To build our webpages, we make use of conventional HTML5 and CSS3. To make the website responsive on all kinds of devices and of screen sizes, we use Twitter's CSS framework Bootstrap. The client-side programming uses JavaScript with the help of the JQuery library. Finally, for easy usage of data coming from the server, we use the Jinja2 templating language.

Gallery by country

To create the interactive map, we used the open-source JavaScript library Leaftlet. To put in evidence the countries that Terzani visited, we used the feature that allows us to display GeoJSON on top of the map. We used GeoJSON maps to construct such a document that contains the countries we mapped manually.
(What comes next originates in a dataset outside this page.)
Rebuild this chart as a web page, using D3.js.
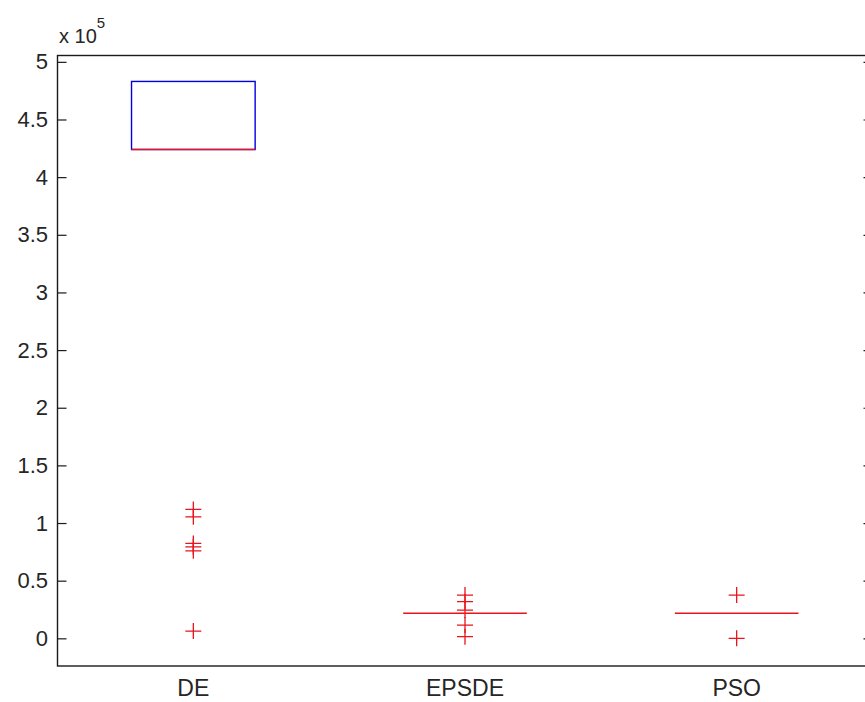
<!DOCTYPE html>
<html>
<head>
<meta charset="utf-8">
<script src="https://cdn.jsdelivr.net/npm/d3@7"></script>
<style>
  body { margin: 0; background: #fff; }
  svg { display: block; font-family: "Liberation Sans", Arial, sans-serif; }
</style>
</head>
<body>
<svg id="chart"></svg>
<script>
// values in units of 1e5
const categories = ['DE', 'EPSDE', 'PSO'];
const q1Values = [4.24, 0.217, 0.217];
const q3Values = [4.83, 0.217, 0.217];
const medianValues = [4.24, 0.217, 0.217];
const outliersDE = [1.118, 1.054, 0.823, 0.794, 0.759, 0.063];
const outliersEPSDE = [0.375, 0.318, 0.245, 0.115, 0.014];
const outliersPSO = [0.375, 0.0];
const yTicks = [0, 0.5, 1, 1.5, 2, 2.5, 3, 3.5, 4, 4.5, 5];
const yTickLabels = ['0', '0.5', '1', '1.5', '2', '2.5', '3', '3.5', '4', '4.5', '5'];

const outliers = [outliersDE, outliersEPSDE, outliersPSO];

const width = 865, height = 702;
const plotLeft = 57.5, plotRight = 872.5, plotTop = 55.5, plotBottom = 666;
const boxWidth = 0.455;
const arm = 8;

const svg = d3.select('#chart').attr('width', width).attr('height', height);

const x = d3.scaleLinear().domain([0.5, 3.5]).range([plotLeft, plotRight]);
const y = d3.scaleLinear().domain([-0.24, 5.055]).range([plotBottom, plotTop]);

// frame
svg.append('rect')
  .attr('x', plotLeft).attr('y', plotTop)
  .attr('width', plotRight - plotLeft).attr('height', plotBottom - plotTop)
  .attr('fill', 'none').attr('stroke', '#1a1a1a').attr('stroke-width', 1.4);

// left axis
const yAxis = svg.append('g')
  .attr('transform', `translate(${plotLeft},0)`)
  .call(d3.axisLeft(y).tickValues(yTicks).tickFormat((d, i) => yTickLabels[i])
    .tickSizeInner(-9).tickSizeOuter(0).tickPadding(9.5));
yAxis.select('.domain').remove();
yAxis.selectAll('line').attr('stroke', '#1a1a1a').attr('stroke-width', 1.2);
yAxis.selectAll('text').attr('fill', '#262626').style('font-size', '22px');

// right axis ticks
const yAxisR = svg.append('g')
  .attr('transform', `translate(${plotRight},0)`)
  .call(d3.axisRight(y).tickValues(yTicks).tickFormat('').tickSizeInner(-9).tickSizeOuter(0));
yAxisR.select('.domain').remove();
yAxisR.selectAll('line').attr('stroke', '#1a1a1a').attr('stroke-width', 1.2);

// x labels
svg.append('g').selectAll('text')
  .data(categories)
  .enter()
  .append('text')
  .attr('x', (d, i) => x(i + 1))
  .attr('y', 696)
  .attr('text-anchor', 'middle')
  .attr('fill', '#262626')
  .style('font-size', '23px')
  .text(d => d);

// exponent label
const expo = svg.append('text').attr('x', 59).attr('y', 43).attr('fill', '#262626');
expo.append('tspan').style('font-size', '20px').text('x 10');
expo.append('tspan').attr('dy', -15).style('font-size', '15px').text('5');

// boxes
const g = svg.append('g');
categories.forEach((c, i) => {
  const x0 = x(i + 1 - boxWidth / 2), x1 = x(i + 1 + boxWidth / 2);
  if (q3Values[i] > q1Values[i]) {
    g.append('rect')
      .attr('x', x0).attr('y', y(q3Values[i]))
      .attr('width', x1 - x0).attr('height', y(q1Values[i]) - y(q3Values[i]))
      .attr('fill', 'none').attr('stroke', '#0000e0').attr('stroke-width', 1.4);
  }
  g.append('line')
    .attr('x1', x0).attr('x2', x1)
    .attr('y1', y(medianValues[i])).attr('y2', y(medianValues[i]))
    .attr('stroke', '#e8141c').attr('stroke-width', 1.5);

  outliers[i].forEach(v => {
    const cx = x(i + 1), cy = y(v);
    g.append('path')
      .attr('d', `M${cx - arm},${cy}H${cx + arm}M${cx},${cy - arm}V${cy + arm}`)
      .attr('stroke', '#e8141c').attr('stroke-width', 1.3).attr('fill', 'none');
  });
});
</script>
</body>
</html>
When the user clicks on a country, the client requests the server. In turn, the server queries the database to get the IIIF annotations of pictures matching the requested country. When the client gets this information back, it uses the image links from the IIIF annotations to display them to the user. The total number of results for a given country serves to compute the number of pages required to display all of them, while each page contains 21 images. To create the pagination, we use HTML <a> tags, which, on click, make a request to the server asking for the relevant IIIF annotations.

Map of landmarks

When the user clicks on the Show landmarks button, a request is made to the server asking for the name and geolocalisation of all landmarks in the database. With this information, we can create with the Leaflet library a marker for unique landmarks. Additionally, Leaflet also allows creating a customized pop-up when clicking on the position. These pop-ups contain simple HTML with a button which, on click, queries for the IIIF annotations of the corresponding landmark.

Text queries pipeline

Search by Text

Querying photographs by text happens in multiple steps described below. The numbers correspond to the numbers on the schema on the right.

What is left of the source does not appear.